Tuesday, May 26, 2009

17 year cicadas and Illinois politics

Item #1: Roland Burris is on tape offering a check to Governor Blago. He says he did nothing wrong because he didn't actually deliver the check.

Item #2: Our "reform" governor Pat Quinn offers to meet with people at dinners -- if they pay $15,000 to meet with him.

Item #3: 17 year cicadas have few natural defenses, but survive and prosper because they overwhelm those who would otherwise eat them -- the birds wander around, satiated and unable to eat another cicada.

This is the Illinois politicians hope -- Patrick Fitzgerald can indict and convict everyone. Most of them will survive.

Saturday, May 23, 2009

Cro-Magnon needles

Charles Wm. Dimmick writes:
> Amazingly enough, some anthropologists believe that
> the rapid spread of Cro-Magnon culture into Europe
> is related both to the development of complex speech
> patterns and the invention of the sewing needle, both
> occurring about 40,000 years ago.

That's a very interesting speculation.

At that time, I would guess we are talking about needles made out of bone. But Charles adds more:

> Or antler. An important Cro-Magnon invention was the
> ability to groove and split antler to make long straight
> splinters that could then be shaped into spear points
> [especially barbed harpoon-like points] and sewing
> needles.

and Peter Boulding continues today's lesson on Cro-Magnon man:

It's pretty amazing what Mr C M M managed to use antlers for. I've seen a trench eighteen inches wide and four feet deep cut into solid chalk, running in a 100-foot diameter circle round the top of one of those dome-shaped Dorset hills, that was dug entirely with pieces of antler; no sign of flint tools. The trench was the foundation of a wooden henge: at three-foot intervals there were foot-deep round holes in the base of the trench for the telegraph pole-sized wooden uprights. The henge, whose purpose is unknown, took two generations to build; four generations later the entire structure was very deliberately burned down: again, we have no idea why, but it's not that simple to turn that many telegraph poles into charcoal, not when they're buried five feet deep in tightly-packed chalk infill.
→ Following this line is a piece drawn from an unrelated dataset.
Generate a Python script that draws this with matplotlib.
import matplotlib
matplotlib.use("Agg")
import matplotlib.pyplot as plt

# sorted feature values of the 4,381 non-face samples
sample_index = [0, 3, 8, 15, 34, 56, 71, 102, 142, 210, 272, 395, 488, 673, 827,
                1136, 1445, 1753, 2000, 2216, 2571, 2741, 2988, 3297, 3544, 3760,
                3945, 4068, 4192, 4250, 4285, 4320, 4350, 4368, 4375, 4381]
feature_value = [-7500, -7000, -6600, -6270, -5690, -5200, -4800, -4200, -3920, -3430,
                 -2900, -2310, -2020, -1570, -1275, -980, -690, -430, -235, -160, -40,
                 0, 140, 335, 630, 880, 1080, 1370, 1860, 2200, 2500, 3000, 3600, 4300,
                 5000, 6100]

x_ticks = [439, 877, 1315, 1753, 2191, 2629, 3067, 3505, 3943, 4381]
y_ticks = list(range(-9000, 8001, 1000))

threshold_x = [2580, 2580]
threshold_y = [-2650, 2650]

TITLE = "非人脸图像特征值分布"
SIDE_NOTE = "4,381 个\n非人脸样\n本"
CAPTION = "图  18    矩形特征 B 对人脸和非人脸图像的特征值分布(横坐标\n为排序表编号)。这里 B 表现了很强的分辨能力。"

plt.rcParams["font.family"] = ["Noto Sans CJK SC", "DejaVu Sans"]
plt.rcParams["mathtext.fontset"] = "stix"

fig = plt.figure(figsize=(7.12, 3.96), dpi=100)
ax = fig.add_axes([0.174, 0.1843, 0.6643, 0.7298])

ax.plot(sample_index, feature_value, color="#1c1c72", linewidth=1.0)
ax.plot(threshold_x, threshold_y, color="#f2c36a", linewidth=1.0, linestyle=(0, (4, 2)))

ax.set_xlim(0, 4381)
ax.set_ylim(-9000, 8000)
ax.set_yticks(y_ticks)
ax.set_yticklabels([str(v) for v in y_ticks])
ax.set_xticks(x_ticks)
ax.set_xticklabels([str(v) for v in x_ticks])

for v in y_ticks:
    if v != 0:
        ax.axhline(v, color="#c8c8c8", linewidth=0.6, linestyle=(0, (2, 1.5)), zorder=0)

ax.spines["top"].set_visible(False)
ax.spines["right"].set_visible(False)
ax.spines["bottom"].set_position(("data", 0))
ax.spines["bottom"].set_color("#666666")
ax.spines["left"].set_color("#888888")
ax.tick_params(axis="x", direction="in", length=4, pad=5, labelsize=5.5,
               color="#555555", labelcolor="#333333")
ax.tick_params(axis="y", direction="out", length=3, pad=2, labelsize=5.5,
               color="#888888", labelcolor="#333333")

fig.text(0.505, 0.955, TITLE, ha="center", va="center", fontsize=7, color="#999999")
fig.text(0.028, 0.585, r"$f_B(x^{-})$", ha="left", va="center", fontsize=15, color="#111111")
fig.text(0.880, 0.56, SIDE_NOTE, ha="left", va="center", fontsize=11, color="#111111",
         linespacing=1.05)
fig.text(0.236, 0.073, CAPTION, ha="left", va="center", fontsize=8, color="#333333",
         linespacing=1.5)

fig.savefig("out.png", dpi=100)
Although Peter needed to clarify, in response to this objection:
> I didn't know that any of the henges, wood or stone, were CMM. Are
> you sure?
No, you're right: I was using "CMM" to indicate what archaeologists and anthropologists nowadays call simply "modern man"--i.e. CMM and everyone descended from him; we used to refer to ourselves as CMM to merely to distinguish ourselves from the Neanderthals we supplanted. AFAIK no known henges are anything like 10,000+ years old; the one I referred to was onlyabout a third of that age.

So ends today's Anthopology lesson.

Friday, May 22, 2009

Fishing thought for the day

Give a man a fish and you feed him for a day.
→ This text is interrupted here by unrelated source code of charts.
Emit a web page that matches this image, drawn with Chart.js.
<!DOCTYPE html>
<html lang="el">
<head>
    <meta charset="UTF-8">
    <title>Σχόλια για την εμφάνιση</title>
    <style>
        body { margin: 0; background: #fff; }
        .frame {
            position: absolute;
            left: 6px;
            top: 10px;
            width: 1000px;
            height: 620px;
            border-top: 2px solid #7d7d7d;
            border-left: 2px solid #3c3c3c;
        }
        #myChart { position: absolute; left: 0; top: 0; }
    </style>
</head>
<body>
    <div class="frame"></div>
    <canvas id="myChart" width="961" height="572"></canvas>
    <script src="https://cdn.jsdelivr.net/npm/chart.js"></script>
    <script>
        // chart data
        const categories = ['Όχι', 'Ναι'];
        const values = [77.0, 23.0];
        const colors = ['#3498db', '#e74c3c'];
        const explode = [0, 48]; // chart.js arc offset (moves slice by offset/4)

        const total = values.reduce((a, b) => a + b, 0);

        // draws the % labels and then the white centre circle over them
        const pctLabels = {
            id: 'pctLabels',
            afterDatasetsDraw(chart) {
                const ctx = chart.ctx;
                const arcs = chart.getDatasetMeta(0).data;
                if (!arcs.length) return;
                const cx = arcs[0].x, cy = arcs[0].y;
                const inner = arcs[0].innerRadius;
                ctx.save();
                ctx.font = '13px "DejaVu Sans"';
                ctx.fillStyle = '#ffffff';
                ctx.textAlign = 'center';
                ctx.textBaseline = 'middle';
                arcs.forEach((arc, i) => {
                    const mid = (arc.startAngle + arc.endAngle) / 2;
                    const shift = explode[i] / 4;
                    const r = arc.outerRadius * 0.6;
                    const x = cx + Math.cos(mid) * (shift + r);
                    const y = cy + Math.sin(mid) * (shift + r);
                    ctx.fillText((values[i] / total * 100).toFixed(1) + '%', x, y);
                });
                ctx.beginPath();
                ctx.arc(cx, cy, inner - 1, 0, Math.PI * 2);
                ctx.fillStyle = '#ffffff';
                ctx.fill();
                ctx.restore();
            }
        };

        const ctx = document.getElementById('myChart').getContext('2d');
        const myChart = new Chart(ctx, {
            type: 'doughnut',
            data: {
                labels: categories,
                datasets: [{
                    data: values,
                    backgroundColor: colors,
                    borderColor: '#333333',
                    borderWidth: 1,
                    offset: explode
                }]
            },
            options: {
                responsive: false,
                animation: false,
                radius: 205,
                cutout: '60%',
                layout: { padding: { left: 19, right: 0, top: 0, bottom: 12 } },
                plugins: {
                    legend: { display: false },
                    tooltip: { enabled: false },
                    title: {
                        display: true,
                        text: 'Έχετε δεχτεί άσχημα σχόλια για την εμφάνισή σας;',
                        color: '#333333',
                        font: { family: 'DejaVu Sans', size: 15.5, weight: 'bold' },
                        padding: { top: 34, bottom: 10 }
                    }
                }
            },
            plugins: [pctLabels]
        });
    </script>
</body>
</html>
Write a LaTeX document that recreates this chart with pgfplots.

Teach a man to fish and you feed him for a lifetime.

Improve the technology of fishing, continue to treat fishing grounds as a commons, and collapse the ecosystem.

Taxpayer dollars at work

the Illinois Supreme Court on Wednesday ruled against the Wheaton Warrenville school board for claiming it would be an invasion of its superintendent's privacy to publicly disclose his employment contract.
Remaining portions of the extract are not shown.